- [Information given]:
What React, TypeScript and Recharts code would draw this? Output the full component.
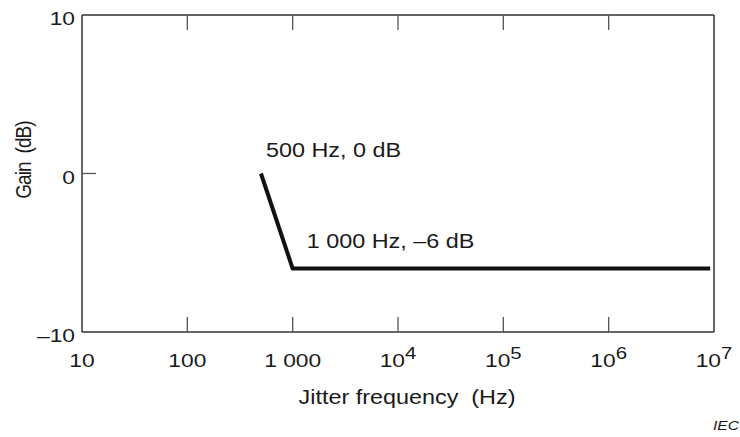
import { LineChart, Line, XAxis, YAxis, ReferenceDot } from "recharts";

// response: 0 dB at 500 Hz, down to -6 dB at 1 kHz, then flat
const freqs = [500, 1000, 9.2e6];
const gains = [0, -6, -6];

const xTicks = [10, 100, 1000, 1e4, 1e5, 1e6, 1e7];
const xTickBase = ["10", "100", "1 000", "10", "10", "10", "10"];
const xTickExp = ["", "", "", "4", "5", "6", "7"];

const yTicks = [-10, 0, 10];
const yTickLabels = ["\u201310", "0", "10"];

const FONT = "'Liberation Sans', Arial, Helvetica, sans-serif";
const INK = "#1a1a1a";
const SX = 1.2; // the source figure is stretched sideways

// plot box edges
const LEFT = 82;
const RIGHT = 714;
const TOP = 15;
const BOTTOM = 332;
const TICK = 15;

const data = freqs.map((f, i) => ({ f, g: gains[i] }));

const SText = ({ x, y, size, anchor = "start", italic = false, children }: any) => (
  <text
    x={0}
    y={0}
    transform={`translate(${x},${y}) scale(${SX},1)`}
    textAnchor={anchor}
    fontFamily={FONT}
    fontSize={size}
    fontStyle={italic ? "italic" : "normal"}
    fill={INK}
    style={{ whiteSpace: "pre" }}
  >
    {children}
  </text>
);

const tickStroke = { stroke: "#555", strokeWidth: 1.3 };

const BottomTick = (props: any) => {
  const { x, payload } = props;
  const i = xTicks.indexOf(payload.value);
  const inner = i > 0 && i < xTicks.length - 1;
  return (
    <g>
      {inner && <line x1={x} x2={x} y1={BOTTOM} y2={BOTTOM - TICK} {...tickStroke} />}
      <SText x={x} y={367} size={19} anchor="middle">
        {xTickBase[i]}
        {xTickExp[i] && (
          <tspan dy={-8} fontSize={17}>
            {xTickExp[i]}
          </tspan>
        )}
      </SText>
    </g>
  );
};

const TopTick = (props: any) => {
  const { x, payload } = props;
  const i = xTicks.indexOf(payload.value);
  if (i <= 0 || i >= xTicks.length - 1) return <g />;
  return <line x1={x} x2={x} y1={TOP} y2={TOP + TICK} {...tickStroke} />;
};

const LeftTick = (props: any) => {
  const { y, payload } = props;
  const i = yTicks.indexOf(payload.value);
  return (
    <g>
      {payload.value === 0 && (
        <line x1={LEFT} x2={LEFT + TICK - 1} y1={y} y2={y} {...tickStroke} />
      )}
      <SText x={75} y={y + 10} size={19} anchor="end">
        {yTickLabels[i]}
      </SText>
    </g>
  );
};

const RightTick = (props: any) => {
  const { y, payload } = props;
  if (payload.value !== 0) return <g />;
  return <line x1={RIGHT} x2={RIGHT - TICK + 1} y1={y} y2={y} {...tickStroke} />;
};

const annot = (text: string, dx: number, dy: number) => (props: any) => {
  const { viewBox } = props;
  return (
    <SText x={viewBox.x + dx} y={viewBox.y + dy} size={19.5}>
      {text}
    </SText>
  );
};

const frame = { stroke: "#333", strokeWidth: 1.5 };

export default function App() {
  return (
    <div
      style={{
        position: "absolute",
        left: 0,
        top: 0,
        width: 740,
        height: 437,
        background: "#fff",
      }}
    >
      <LineChart
        width={740}
        height={437}
        data={data}
        margin={{ top: 14, right: 25, bottom: 75, left: 0 }}
      >
        <XAxis
          dataKey="f"
          type="number"
          scale="log"
          domain={[10, 1e7]}
          ticks={xTicks}
          interval={0}
          height={30}
          axisLine={frame}
          tickLine={false}
          tick={<BottomTick />}
          label={() => (
            <SText x={407} y={404} size={19.5} anchor="middle">
              Jitter frequency  (Hz)
            </SText>
          )}
        />
        <XAxis
          xAxisId="top"
          orientation="top"
          dataKey="f"
          type="number"
          scale="log"
          domain={[10, 1e7]}
          ticks={xTicks}
          interval={0}
          height={1}
          axisLine={frame}
          tickLine={false}
          tick={<TopTick />}
        />
        <YAxis
          type="number"
          domain={[-10, 10]}
          ticks={yTicks}
          interval={0}
          width={82}
          axisLine={frame}
          tickLine={false}
          tick={<LeftTick />}
          label={() => (
            <text
              x={0}
              y={0}
              transform={`translate(23,160) scale(${SX},1) rotate(-90)`}
              textAnchor="middle"
              dominantBaseline="central"
              fontFamily={FONT}
              fontSize={19}
              letterSpacing={-0.9}
              fill={INK}
              style={{ whiteSpace: "pre" }}
            >
              Gain  (dB)
            </text>
          )}
        />
        <YAxis
          yAxisId="right"
          orientation="right"
          type="number"
          domain={[-10, 10]}
          ticks={yTicks}
          interval={0}
          width={1}
          axisLine={frame}
          tickLine={false}
          tick={<RightTick />}
        />
        <Line
          dataKey="g"
          type="linear"
          stroke="#111"
          strokeWidth={4}
          strokeLinejoin="round"
          dot={false}
          isAnimationActive={false}
        />
        <ReferenceDot
          x={500}
          y={0}
          r={0}
          fill="none"
          stroke="none"
          label={annot("500 Hz, 0 dB", 5, -17)}
        />
        <ReferenceDot
          x={1000}
          y={-6}
          r={0}
          fill="none"
          stroke="none"
          label={annot("1 000 Hz, \u20136 dB", 14, -21)}
        />
      </LineChart>
      <svg
        width={740}
        height={437}
        style={{ position: "absolute", left: 0, top: 0, pointerEvents: "none" }}
      >
        <SText x={713} y={430} size={13} italic>
          IEC
        </SText>
      </svg>
    </div>
  );
}
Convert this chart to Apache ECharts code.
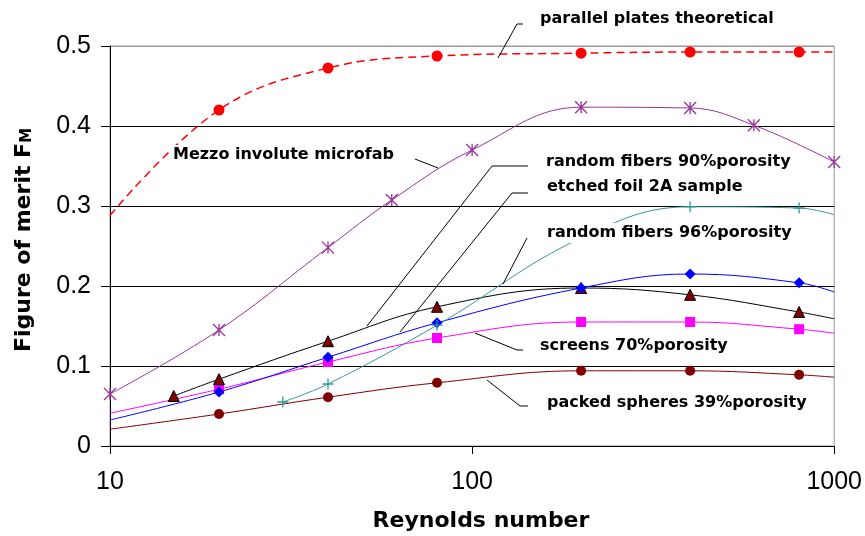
<!DOCTYPE html>
<html>
<head>
<meta charset="utf-8">
<script src="https://cdn.jsdelivr.net/npm/echarts@6/dist/echarts.min.js"></script>
<style>
  html, body { margin: 0; padding: 0; background: #fff; }
  #chart { width: 865px; height: 536px; }
</style>
</head>
<body>
<div id="chart"></div>
<script>
// values (Re on a log axis, figure of merit F_M)
const plateRe = [10, 20, 40, 80, 200, 400, 800, 1000];
const plateFm = [0.288, 0.42, 0.4725, 0.4875, 0.491, 0.4925, 0.4925, 0.4925];
const plateMarked = [0, 1, 1, 1, 1, 1, 1, 0];

const mezzoRe = [10, 20, 40, 60, 100, 200, 400, 600, 1000];
const mezzoFm = [0.065, 0.145, 0.248, 0.3075, 0.37, 0.4235, 0.4225, 0.401, 0.355];
const mezzoMarked = [1, 1, 1, 1, 1, 1, 1, 1, 1];

const fib90Re = [15, 20, 40, 80, 200, 400, 800, 1000];
const fib90Fm = [0.0625, 0.0835, 0.131, 0.174, 0.1975, 0.189, 0.1675, 0.159];
const fib90Marked = [1, 1, 1, 1, 1, 1, 1, 0];

const fib96Re = [10, 20, 40, 80, 200, 400, 800, 1000];
const fib96Fm = [0.0325, 0.0675, 0.111, 0.154, 0.1975, 0.215, 0.204, 0.1925];
const fib96Marked = [0, 1, 1, 1, 1, 1, 1, 0];

const foilRe = [30, 40, 80, 200, 400, 800, 1000];
const foilFm = [0.055, 0.0775, 0.151, 0.26, 0.299, 0.2975, 0.289];
const foilMarked = [1, 1, 1, 0, 1, 1, 0];

const screenRe = [10, 20, 40, 80, 200, 400, 800, 1000];
const screenFm = [0.041, 0.071, 0.105, 0.135, 0.155, 0.155, 0.146, 0.141];
const screenMarked = [0, 1, 1, 1, 1, 1, 1, 0];

const sphereRe = [10, 20, 40, 80, 200, 400, 800, 1000];
const sphereFm = [0.021, 0.04, 0.061, 0.079, 0.094, 0.094, 0.089, 0.086];
const sphereMarked = [0, 1, 1, 1, 1, 1, 1, 0];

const xTicks = [10, 100, 1000];
const yTicks = [0, 0.1, 0.2, 0.3, 0.4, 0.5];

function pts(re, fm, marked) {
  return re.map(function (r, i) {
    const p = { value: [r, fm[i]] };
    if (!marked[i]) p.symbol = 'none';
    return p;
  });
}

function lineSeries(name, re, fm, marked, color, symbol, size, extra) {
  const s = {
    name: name,
    type: 'line',
    data: pts(re, fm, marked),
    smooth: 0.4,
    symbol: symbol,
    symbolSize: size,
    showAllSymbol: true,
    lineStyle: { color: color, width: 1 },
    itemStyle: { color: color, borderWidth: 0 },
    emphasis: { disabled: true },
    animation: false
  };
  return Object.assign(s, extra || {});
}

const star = 'path://M0 0L10 10M10 0L0 10M5 0L5 10';
const plus = 'path://M5 0L5 10M0 5L10 5';

const chart = echarts.init(document.getElementById('chart'));

const boldFont = 'DejaVu Sans';
const labelStyle = function (text, x, y) {
  return {
    type: 'text', x: x, y: y, z: 100,
    style: {
      text: text, fill: '#000', fontFamily: boldFont, fontWeight: 'bold', fontSize: 16,
      align: 'left', verticalAlign: 'middle', backgroundColor: '#fff', padding: [2, 2]
    }
  };
};
const leader = function (points) {
  return { type: 'polyline', z: 99, shape: { points: points }, style: { stroke: '#000', lineWidth: 1, fill: null } };
};

chart.setOption({
  animation: false,
  backgroundColor: '#fff',
  grid: { left: 110, top: 46, width: 725, height: 400, show: true, borderColor: '#999', borderWidth: 1, backgroundColor: 'transparent' },
  xAxis: {
    type: 'log', logBase: 10, min: xTicks[0], max: xTicks[xTicks.length - 1],
    axisLine: { lineStyle: { color: '#000', width: 1 } },
    axisTick: { show: true, length: 8, lineStyle: { color: '#000' } },
    minorTick: { show: false },
    splitLine: { show: false },
    axisLabel: { color: '#000', fontFamily: 'Liberation Sans', fontSize: 25, margin: 24,
      formatter: function (v) { return xTicks.indexOf(Math.round(v)) >= 0 ? String(Math.round(v)) : ''; } }
  },
  yAxis: {
    type: 'value', min: 0, max: 0.5, interval: 0.1,
    axisLine: { show: true, lineStyle: { color: '#000', width: 1 } },
    axisTick: { show: true, length: 9, lineStyle: { color: '#000' } },
    splitLine: { show: true, lineStyle: { color: ['#000', '#000', '#000', '#000', '#000', '#999'], width: 1 } },
    axisLabel: { color: '#000', fontFamily: 'Liberation Sans', fontSize: 25, margin: 19,
      formatter: function (v) { return yTicks.indexOf(Math.round(v * 10) / 10) >= 0 ? String(Math.round(v * 10) / 10) : ''; } }
  },
  series: [
    lineSeries('packed spheres 39%porosity', sphereRe, sphereFm, sphereMarked, '#800000', 'circle', 10),
    lineSeries('screens 70%porosity', screenRe, screenFm, screenMarked, '#ff00ff', 'rect', 10),
    lineSeries('random fibers 90%porosity', fib90Re, fib90Fm, fib90Marked, '#000000', 'triangle', 11,
      { itemStyle: { color: '#800000', borderColor: '#000', borderWidth: 1 } }),
    lineSeries('random fibers 96%porosity', fib96Re, fib96Fm, fib96Marked, '#0000ff', 'diamond', 11),
    lineSeries('etched foil 2A sample', foilRe, foilFm, foilMarked, '#339999', plus, 11,
      { itemStyle: { color: '#339999', borderColor: '#339999', borderWidth: 1.3 } }),
    lineSeries('Mezzo involute microfab', mezzoRe, mezzoFm, mezzoMarked, '#993399', star, 12,
      { itemStyle: { color: '#993399', borderColor: '#993399', borderWidth: 1.3 } }),
    lineSeries('parallel plates theoretical', plateRe, plateFm, plateMarked, '#ff0000', 'circle', 11,
      { lineStyle: { color: '#ff0000', width: 1.5, type: [8, 5] } })
  ],
  graphic: [
    leader([[498, 58], [517, 24], [523, 24]]),
    labelStyle('parallel plates theoretical', 538, 19),
    leader([[415, 159], [438, 168]]),
    labelStyle('Mezzo involute microfab', 171, 155),
    leader([[367, 326], [492, 166], [528, 166]]),
    labelStyle('random fibers 90%porosity', 544, 162),
    leader([[400, 332], [512, 193], [528, 193]]),
    labelStyle('etched foil 2A sample', 545, 187),
    leader([[503, 284], [527, 238]]),
    labelStyle('random fibers 96%porosity', 545, 233),
    leader([[475, 333], [517, 350], [523, 350]]),
    labelStyle('screens 70%porosity', 538, 346),
    leader([[487, 380], [520, 406], [528, 406]]),
    labelStyle('packed spheres 39%porosity', 545, 403),
    {
      type: 'text', x: 24, y: 240, rotation: Math.PI / 2, z: 100,
      style: {
        text: '{a|Figure of merit F}{s|M}', align: 'center', verticalAlign: 'middle', fill: '#000',
        rich: {
          a: { fontFamily: boldFont, fontWeight: 'bold', fontSize: 22, fill: '#000' },
          s: { fontFamily: boldFont, fontWeight: 'bold', fontSize: 15, fill: '#000', padding: [6, 0, 0, 0] }
        }
      }
    },
    {
      type: 'text', x: 481, y: 521, z: 100,
      style: { text: 'Reynolds number', fontFamily: boldFont, fontWeight: 'bold', fontSize: 22, fill: '#000', align: 'center', verticalAlign: 'middle' }
    }
  ]
});
</script>
</body>
</html>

- [Given task]: Working from the listing above, pick out every line that has "this" and copy it.

- [Correct response]:
What React, TypeScript and Recharts code would draw this? Output the full component.
Convert this chart to Apache ECharts code.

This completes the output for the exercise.